## Task description
Without including the pictures, copy out every line below.

## Given material
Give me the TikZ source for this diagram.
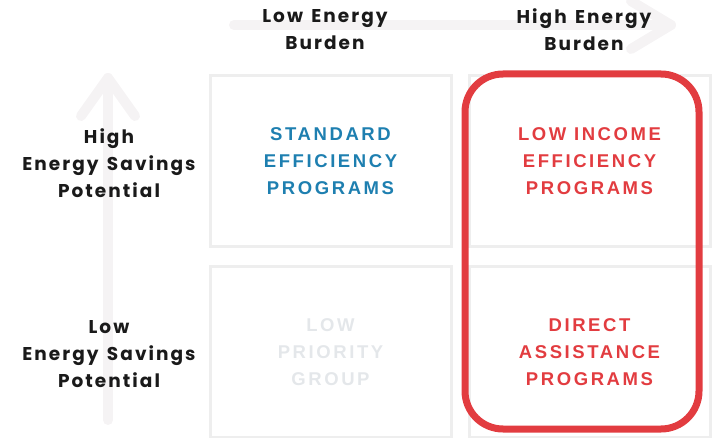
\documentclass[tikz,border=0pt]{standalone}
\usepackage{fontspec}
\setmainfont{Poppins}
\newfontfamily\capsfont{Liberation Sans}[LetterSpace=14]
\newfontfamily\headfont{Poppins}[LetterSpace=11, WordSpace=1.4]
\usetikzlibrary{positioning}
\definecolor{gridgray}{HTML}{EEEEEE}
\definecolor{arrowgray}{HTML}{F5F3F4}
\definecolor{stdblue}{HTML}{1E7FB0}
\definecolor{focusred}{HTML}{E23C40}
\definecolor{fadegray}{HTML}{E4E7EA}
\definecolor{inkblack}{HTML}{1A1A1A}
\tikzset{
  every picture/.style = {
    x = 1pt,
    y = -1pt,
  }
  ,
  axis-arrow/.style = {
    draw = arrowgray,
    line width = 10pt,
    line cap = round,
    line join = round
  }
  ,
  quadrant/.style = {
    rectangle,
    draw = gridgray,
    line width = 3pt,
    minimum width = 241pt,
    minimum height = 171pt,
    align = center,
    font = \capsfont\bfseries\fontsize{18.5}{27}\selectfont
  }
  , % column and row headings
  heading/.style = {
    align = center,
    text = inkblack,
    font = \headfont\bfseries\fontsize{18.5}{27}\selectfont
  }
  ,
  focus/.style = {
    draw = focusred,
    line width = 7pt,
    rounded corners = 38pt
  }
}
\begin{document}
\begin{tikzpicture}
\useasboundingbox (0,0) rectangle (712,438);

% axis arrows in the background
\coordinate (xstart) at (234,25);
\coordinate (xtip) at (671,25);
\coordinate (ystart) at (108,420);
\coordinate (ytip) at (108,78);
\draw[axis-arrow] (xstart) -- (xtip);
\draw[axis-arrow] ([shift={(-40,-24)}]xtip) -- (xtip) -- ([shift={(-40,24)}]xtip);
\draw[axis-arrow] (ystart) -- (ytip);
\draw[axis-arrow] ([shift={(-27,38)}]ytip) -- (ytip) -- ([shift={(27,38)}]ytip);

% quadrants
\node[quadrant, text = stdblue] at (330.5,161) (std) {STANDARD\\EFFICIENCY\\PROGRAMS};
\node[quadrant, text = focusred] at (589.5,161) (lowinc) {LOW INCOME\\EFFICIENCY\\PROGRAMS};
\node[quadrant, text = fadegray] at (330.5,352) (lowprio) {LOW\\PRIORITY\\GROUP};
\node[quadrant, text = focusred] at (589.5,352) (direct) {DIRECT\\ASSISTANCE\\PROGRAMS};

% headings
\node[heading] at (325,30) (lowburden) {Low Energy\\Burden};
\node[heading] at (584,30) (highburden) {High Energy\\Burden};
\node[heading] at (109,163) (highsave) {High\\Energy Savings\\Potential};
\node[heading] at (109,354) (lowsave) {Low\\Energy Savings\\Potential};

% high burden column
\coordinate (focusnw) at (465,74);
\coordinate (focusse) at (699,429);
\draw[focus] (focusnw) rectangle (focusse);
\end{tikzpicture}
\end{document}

## Completed task
Give me the TikZ source for this diagram.
\documentclass[tikz,border=0pt]{standalone}
\usepackage{fontspec}
\setmainfont{Poppins}
\newfontfamily\capsfont{Liberation Sans}[LetterSpace=14]
\newfontfamily\headfont{Poppins}[LetterSpace=11, WordSpace=1.4]
\usetikzlibrary{positioning}
\definecolor{gridgray}{HTML}{EEEEEE}
\definecolor{arrowgray}{HTML}{F5F3F4}
\definecolor{stdblue}{HTML}{1E7FB0}
\definecolor{focusred}{HTML}{E23C40}
\definecolor{fadegray}{HTML}{E4E7EA}
\definecolor{inkblack}{HTML}{1A1A1A}
\tikzset{
  every picture/.style = {
    x = 1pt,
    y = -1pt,
  }
  ,
  axis-arrow/.style = {
    draw = arrowgray,
    line width = 10pt,
    line cap = round,
    line join = round
  }
  ,
  quadrant/.style = {
    rectangle,
    draw = gridgray,
    line width = 3pt,
    minimum width = 241pt,
    minimum height = 171pt,
    align = center,
    font = \capsfont\bfseries\fontsize{18.5}{27}\selectfont
  }
  , % column and row headings
  heading/.style = {
    align = center,
    text = inkblack,
    font = \headfont\bfseries\fontsize{18.5}{27}\selectfont
  }
  ,
  focus/.style = {
    draw = focusred,
    line width = 7pt,
    rounded corners = 38pt
  }
}
\begin{document}
\begin{tikzpicture}
\useasboundingbox (0,0) rectangle (712,438);

% axis arrows in the background
\coordinate (xstart) at (234,25);
\coordinate (xtip) at (671,25);
\coordinate (ystart) at (108,420);
\coordinate (ytip) at (108,78);
\draw[axis-arrow] (xstart) -- (xtip);
\draw[axis-arrow] ([shift={(-40,-24)}]xtip) -- (xtip) -- ([shift={(-40,24)}]xtip);
\draw[axis-arrow] (ystart) -- (ytip);
\draw[axis-arrow] ([shift={(-27,38)}]ytip) -- (ytip) -- ([shift={(27,38)}]ytip);

% quadrants
\node[quadrant, text = stdblue] at (330.5,161) (std) {STANDARD\\EFFICIENCY\\PROGRAMS};
\node[quadrant, text = focusred] at (589.5,161) (lowinc) {LOW INCOME\\EFFICIENCY\\PROGRAMS};
\node[quadrant, text = fadegray] at (330.5,352) (lowprio) {LOW\\PRIORITY\\GROUP};
\node[quadrant, text = focusred] at (589.5,352) (direct) {DIRECT\\ASSISTANCE\\PROGRAMS};

% headings
\node[heading] at (325,30) (lowburden) {Low Energy\\Burden};
\node[heading] at (584,30) (highburden) {High Energy\\Burden};
\node[heading] at (109,163) (highsave) {High\\Energy Savings\\Potential};
\node[heading] at (109,354) (lowsave) {Low\\Energy Savings\\Potential};

% high burden column
\coordinate (focusnw) at (465,74);
\coordinate (focusse) at (699,429);
\draw[focus] (focusnw) rectangle (focusse);
\end{tikzpicture}
\end{document}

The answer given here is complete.